Exercise task: Your task is to retype the lines from the opening of the material through the line that includes "(row) at (0,68);". Do not copy the pictures.

Stored records:
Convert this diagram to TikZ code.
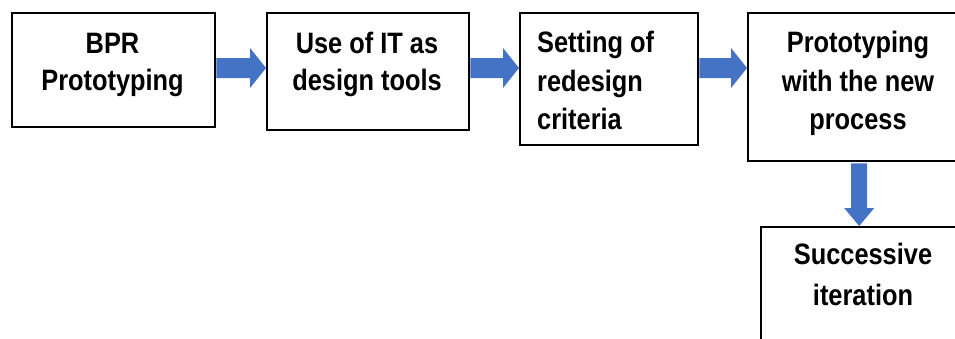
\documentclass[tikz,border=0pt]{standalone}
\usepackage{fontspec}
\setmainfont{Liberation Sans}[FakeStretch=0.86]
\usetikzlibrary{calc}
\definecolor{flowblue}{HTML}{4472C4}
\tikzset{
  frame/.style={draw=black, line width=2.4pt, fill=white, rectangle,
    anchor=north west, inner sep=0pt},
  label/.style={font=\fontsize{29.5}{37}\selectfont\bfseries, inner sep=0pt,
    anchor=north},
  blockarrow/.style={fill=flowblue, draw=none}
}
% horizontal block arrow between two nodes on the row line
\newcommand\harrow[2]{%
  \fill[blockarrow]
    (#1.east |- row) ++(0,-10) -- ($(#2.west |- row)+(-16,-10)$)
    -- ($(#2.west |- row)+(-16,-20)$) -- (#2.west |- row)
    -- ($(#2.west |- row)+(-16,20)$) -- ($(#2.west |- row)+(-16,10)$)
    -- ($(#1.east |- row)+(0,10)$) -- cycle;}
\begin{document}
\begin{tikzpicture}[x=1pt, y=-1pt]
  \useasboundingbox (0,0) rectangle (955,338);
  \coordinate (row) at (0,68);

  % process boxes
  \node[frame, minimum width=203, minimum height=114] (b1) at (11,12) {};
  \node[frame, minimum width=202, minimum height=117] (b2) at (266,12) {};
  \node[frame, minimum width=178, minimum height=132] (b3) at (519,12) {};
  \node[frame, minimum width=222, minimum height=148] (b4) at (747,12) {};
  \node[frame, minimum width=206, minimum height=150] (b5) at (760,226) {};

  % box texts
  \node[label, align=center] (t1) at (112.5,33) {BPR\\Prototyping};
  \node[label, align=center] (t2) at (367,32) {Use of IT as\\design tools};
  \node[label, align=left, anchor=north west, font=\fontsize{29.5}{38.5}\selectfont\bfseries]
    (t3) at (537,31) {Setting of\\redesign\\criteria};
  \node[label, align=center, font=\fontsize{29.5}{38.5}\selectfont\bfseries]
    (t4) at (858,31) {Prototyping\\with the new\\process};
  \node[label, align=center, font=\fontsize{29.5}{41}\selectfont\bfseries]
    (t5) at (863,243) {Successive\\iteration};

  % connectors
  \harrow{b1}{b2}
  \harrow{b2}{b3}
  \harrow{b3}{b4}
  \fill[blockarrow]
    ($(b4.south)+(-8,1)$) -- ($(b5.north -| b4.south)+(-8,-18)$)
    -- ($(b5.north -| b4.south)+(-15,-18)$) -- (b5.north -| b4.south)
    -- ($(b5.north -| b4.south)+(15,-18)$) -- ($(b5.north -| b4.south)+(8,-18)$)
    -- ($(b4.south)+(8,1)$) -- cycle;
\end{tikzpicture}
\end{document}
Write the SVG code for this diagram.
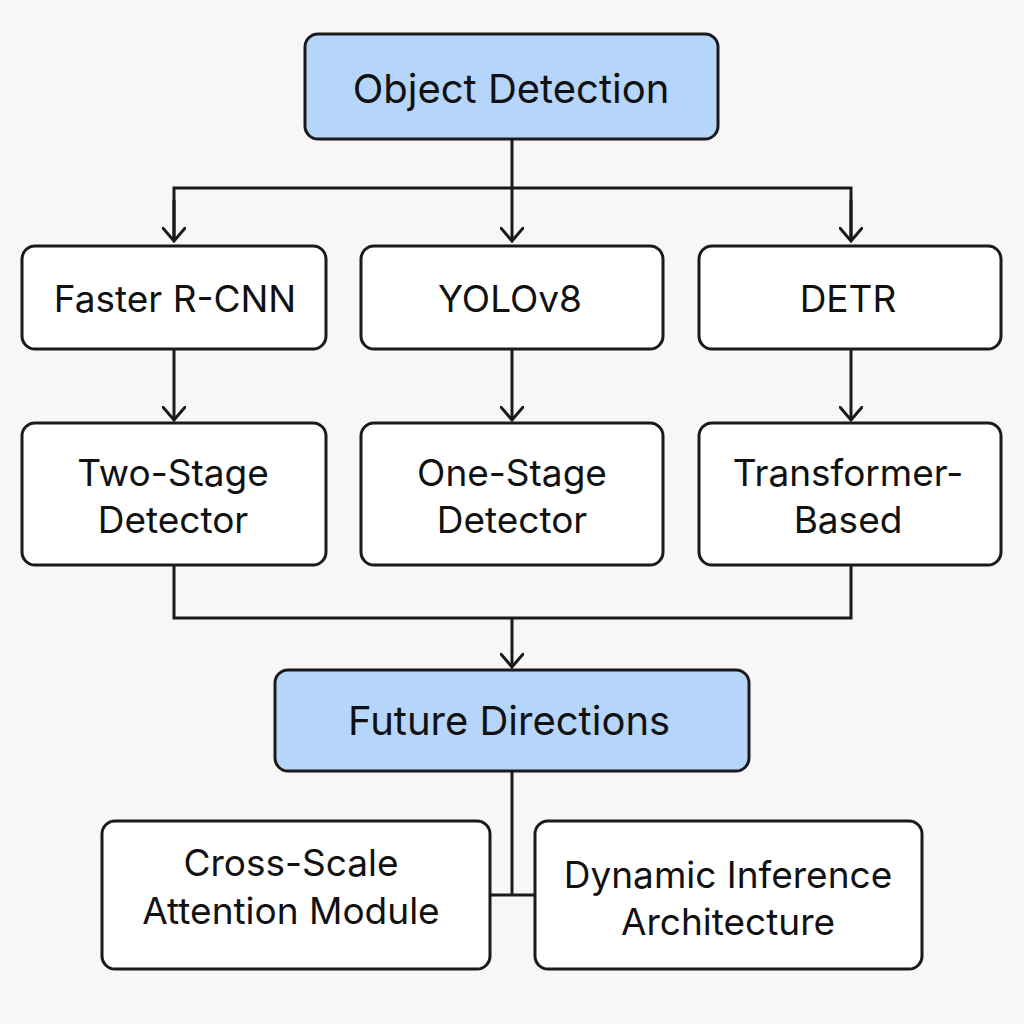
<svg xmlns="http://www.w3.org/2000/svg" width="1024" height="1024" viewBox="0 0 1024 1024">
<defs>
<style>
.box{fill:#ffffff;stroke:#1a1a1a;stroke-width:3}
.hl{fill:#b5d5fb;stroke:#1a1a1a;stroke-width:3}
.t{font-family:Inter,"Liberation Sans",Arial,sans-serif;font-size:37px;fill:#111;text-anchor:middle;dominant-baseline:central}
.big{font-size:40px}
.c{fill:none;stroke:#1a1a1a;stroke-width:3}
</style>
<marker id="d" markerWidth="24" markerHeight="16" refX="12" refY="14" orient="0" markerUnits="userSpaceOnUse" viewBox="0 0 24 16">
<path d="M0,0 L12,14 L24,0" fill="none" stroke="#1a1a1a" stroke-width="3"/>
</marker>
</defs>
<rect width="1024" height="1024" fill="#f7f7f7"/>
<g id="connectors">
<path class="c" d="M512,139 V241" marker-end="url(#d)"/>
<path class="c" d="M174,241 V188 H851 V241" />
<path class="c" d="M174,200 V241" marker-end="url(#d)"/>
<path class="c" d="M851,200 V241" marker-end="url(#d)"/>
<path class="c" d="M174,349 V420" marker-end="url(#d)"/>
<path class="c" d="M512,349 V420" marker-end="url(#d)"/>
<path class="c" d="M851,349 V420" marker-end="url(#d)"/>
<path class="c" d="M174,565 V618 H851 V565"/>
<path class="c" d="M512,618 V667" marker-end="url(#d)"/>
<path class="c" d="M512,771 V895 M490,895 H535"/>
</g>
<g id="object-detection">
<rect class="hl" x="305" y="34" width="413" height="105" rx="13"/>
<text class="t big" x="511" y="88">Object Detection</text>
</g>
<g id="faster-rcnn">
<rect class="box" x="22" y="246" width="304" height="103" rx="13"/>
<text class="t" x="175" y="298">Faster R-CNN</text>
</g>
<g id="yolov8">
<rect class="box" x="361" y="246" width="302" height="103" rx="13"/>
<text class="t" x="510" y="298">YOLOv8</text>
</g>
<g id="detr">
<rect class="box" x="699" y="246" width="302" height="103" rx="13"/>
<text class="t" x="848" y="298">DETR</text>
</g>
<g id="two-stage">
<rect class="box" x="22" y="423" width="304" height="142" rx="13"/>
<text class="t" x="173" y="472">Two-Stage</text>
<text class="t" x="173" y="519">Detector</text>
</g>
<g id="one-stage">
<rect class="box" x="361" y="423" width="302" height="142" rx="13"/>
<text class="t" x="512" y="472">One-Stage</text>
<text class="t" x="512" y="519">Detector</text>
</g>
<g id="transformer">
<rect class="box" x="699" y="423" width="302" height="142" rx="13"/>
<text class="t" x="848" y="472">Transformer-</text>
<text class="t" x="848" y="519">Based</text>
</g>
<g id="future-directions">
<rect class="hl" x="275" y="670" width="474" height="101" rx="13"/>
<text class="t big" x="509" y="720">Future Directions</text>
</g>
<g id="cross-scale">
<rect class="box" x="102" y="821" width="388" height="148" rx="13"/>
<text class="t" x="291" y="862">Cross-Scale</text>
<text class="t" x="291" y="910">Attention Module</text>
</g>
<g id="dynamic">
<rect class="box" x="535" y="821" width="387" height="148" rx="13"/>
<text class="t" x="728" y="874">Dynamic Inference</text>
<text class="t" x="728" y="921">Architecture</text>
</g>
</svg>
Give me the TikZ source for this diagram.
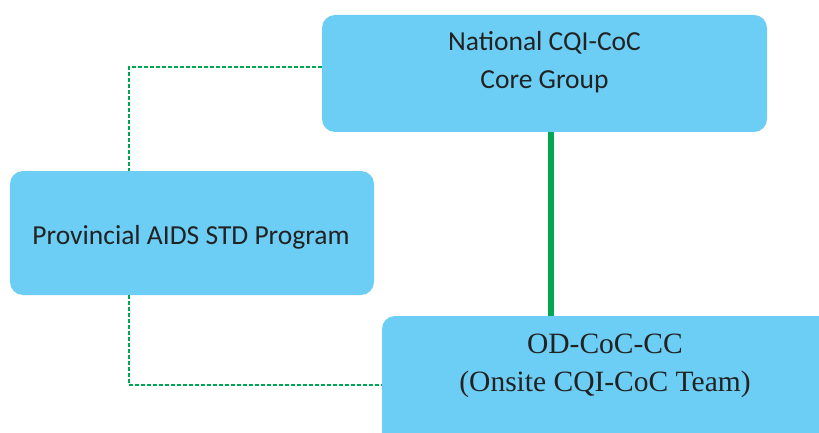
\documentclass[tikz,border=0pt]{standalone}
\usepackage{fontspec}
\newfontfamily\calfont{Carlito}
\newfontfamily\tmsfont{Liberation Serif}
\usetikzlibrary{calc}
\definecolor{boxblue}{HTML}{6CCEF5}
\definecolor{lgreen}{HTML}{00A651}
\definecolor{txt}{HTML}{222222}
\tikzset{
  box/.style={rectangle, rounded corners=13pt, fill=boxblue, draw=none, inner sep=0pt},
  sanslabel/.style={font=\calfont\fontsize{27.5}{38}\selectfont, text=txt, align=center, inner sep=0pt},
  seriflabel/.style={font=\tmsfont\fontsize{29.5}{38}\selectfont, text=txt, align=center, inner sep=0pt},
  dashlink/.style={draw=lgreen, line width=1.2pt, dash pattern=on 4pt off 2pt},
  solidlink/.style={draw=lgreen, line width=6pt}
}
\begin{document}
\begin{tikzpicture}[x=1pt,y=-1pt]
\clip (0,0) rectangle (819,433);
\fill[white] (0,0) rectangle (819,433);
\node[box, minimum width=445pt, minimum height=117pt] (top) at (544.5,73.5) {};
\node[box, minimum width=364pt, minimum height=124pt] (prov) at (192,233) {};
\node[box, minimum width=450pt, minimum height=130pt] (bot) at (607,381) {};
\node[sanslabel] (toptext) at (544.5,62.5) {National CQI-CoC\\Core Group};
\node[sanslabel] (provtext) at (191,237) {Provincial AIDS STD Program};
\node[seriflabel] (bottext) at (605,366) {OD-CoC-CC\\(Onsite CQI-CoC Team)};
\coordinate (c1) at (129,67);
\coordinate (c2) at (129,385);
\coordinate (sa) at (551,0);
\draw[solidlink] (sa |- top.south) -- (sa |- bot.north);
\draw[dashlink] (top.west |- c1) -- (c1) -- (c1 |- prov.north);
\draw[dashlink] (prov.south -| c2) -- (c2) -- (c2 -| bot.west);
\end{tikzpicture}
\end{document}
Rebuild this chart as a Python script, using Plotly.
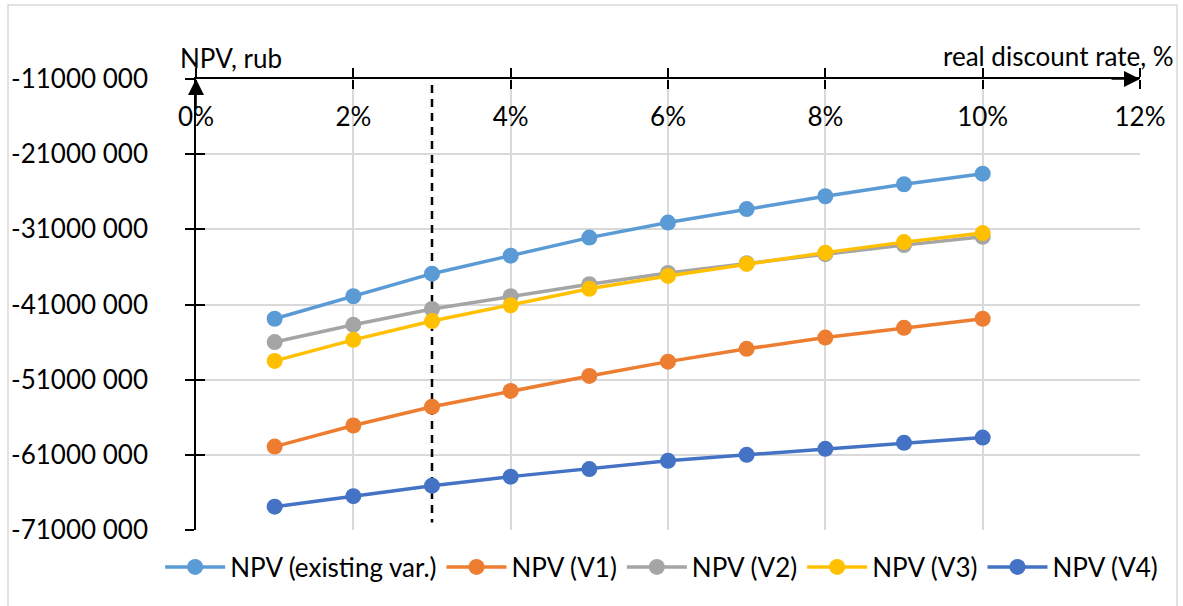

Exercise solution:
Convert this diagram to TikZ code.
\documentclass[tikz,border=0pt]{standalone}
\usepackage{fontspec}
\setmainfont{Liberation Sans}[FakeStretch=0.86]
\usetikzlibrary{calc}
\definecolor{flowblue}{HTML}{4472C4}
\tikzset{
  frame/.style={draw=black, line width=2.4pt, fill=white, rectangle,
    anchor=north west, inner sep=0pt},
  label/.style={font=\fontsize{29.5}{37}\selectfont\bfseries, inner sep=0pt,
    anchor=north},
  blockarrow/.style={fill=flowblue, draw=none}
}
% horizontal block arrow between two nodes on the row line
\newcommand\harrow[2]{%
  \fill[blockarrow]
    (#1.east |- row) ++(0,-10) -- ($(#2.west |- row)+(-16,-10)$)
    -- ($(#2.west |- row)+(-16,-20)$) -- (#2.west |- row)
    -- ($(#2.west |- row)+(-16,20)$) -- ($(#2.west |- row)+(-16,10)$)
    -- ($(#1.east |- row)+(0,10)$) -- cycle;}
\begin{document}
\begin{tikzpicture}[x=1pt, y=-1pt]
  \useasboundingbox (0,0) rectangle (955,338);
  \coordinate (row) at (0,68);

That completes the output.